Aizu Branch of Yasuda Bank
A bicycle from the Meiji period displayed inside the branch bank building
Display of a wall clock from the Meiji period
Nieces wearing western clothes of the Meiji period
Nieces wearing traditional Japanese clothes of the Meiji period
Nieces wearing traditional Japanese clothes of the Meiji period and posing with their mother and me outside the building
Next we walked along the pathway for about ten minutes and saw Mie Prefectural Office building right in front of us. The original office building was built in 1879 and was located at Sakae-cho, Tsu in Mie prefecture. The reconstructed office building at the museum is symmetrical on the left and the right sides with its axis at the entrance. It is a two storied white colored office building with many rooms inside. The western style of graining technique was adopted for constructing doors, windows, and window frames of the building. The building is designated as an important cultural property. We entered inside the building and loved seeing various exhibits displayed in several rooms of the building. We saw the typical meal sets of the Meiji period displayed in one of the rooms. The displayed food items made of plastic looked so real. We also saw several tools and iron boxes of the Meiji period displayed in the same room. In another room, we saw the display of large wooden buckets suspended from the ends of shoulder poles, and visitors were allowed to experience holding such buckets with weights inside them.
Mie Prefectural Office
Display of typical meal sets of the Meiji period
Display of several tools and iron boxes of the Meiji period
Younger niece holding wooden buckets suspended from the ends of a shoulder pole
We walked further along the pathway for another fifteen minutes and reached in front of St. John’s Church. The original church building was built in 1907 and was located at Gojo, Kawaramachi-dori, Shimogyo-ku in Kyoto prefecture. The reconstructed church building at the museum has a brick exterior that is a beautiful blend of Romanesque and Gothic design. The interior features distinctively Japanese designs appropriate for the climate of Kyoto, such as the bamboo blind in the ceiling. The church building is designated as an important cultural property. We entered inside the church and loved the quite and peaceful atmosphere.

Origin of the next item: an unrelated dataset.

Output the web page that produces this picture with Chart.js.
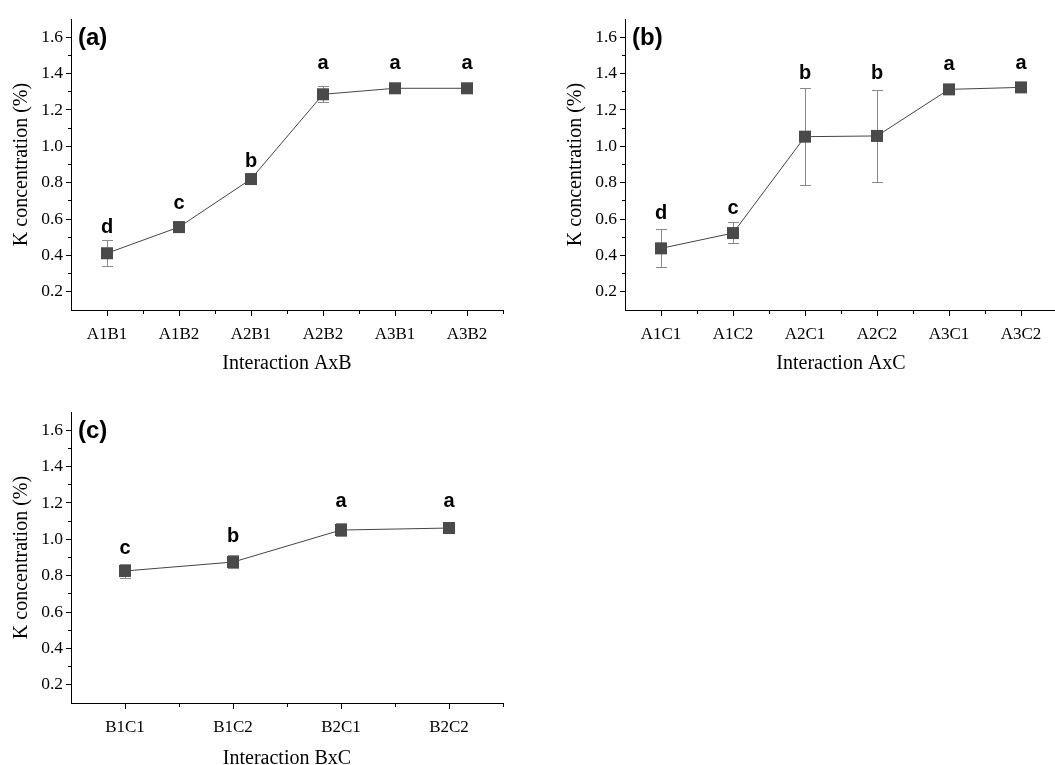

Front view of St. John’s Church
Enlarged view of the front side of the church
Sanctuary area inside the church with bamboo blind in the ceiling clearly seen
A colorful stained-glass window as seen from inside the church
There were many more interesting historic buildings inside Meiji Mura Museum premises. However, the nieces were very tired of walking the entire day. Therefore at this point we decided to finish the tour of the open-air museum. We bought a few souvenirs from a shop located in the museum premises, and left the premises at about 4 pm. We had a fun-filled enjoyable time visiting the museum and it felt like we took a one-day-trip to the bygone era of the Meiji period.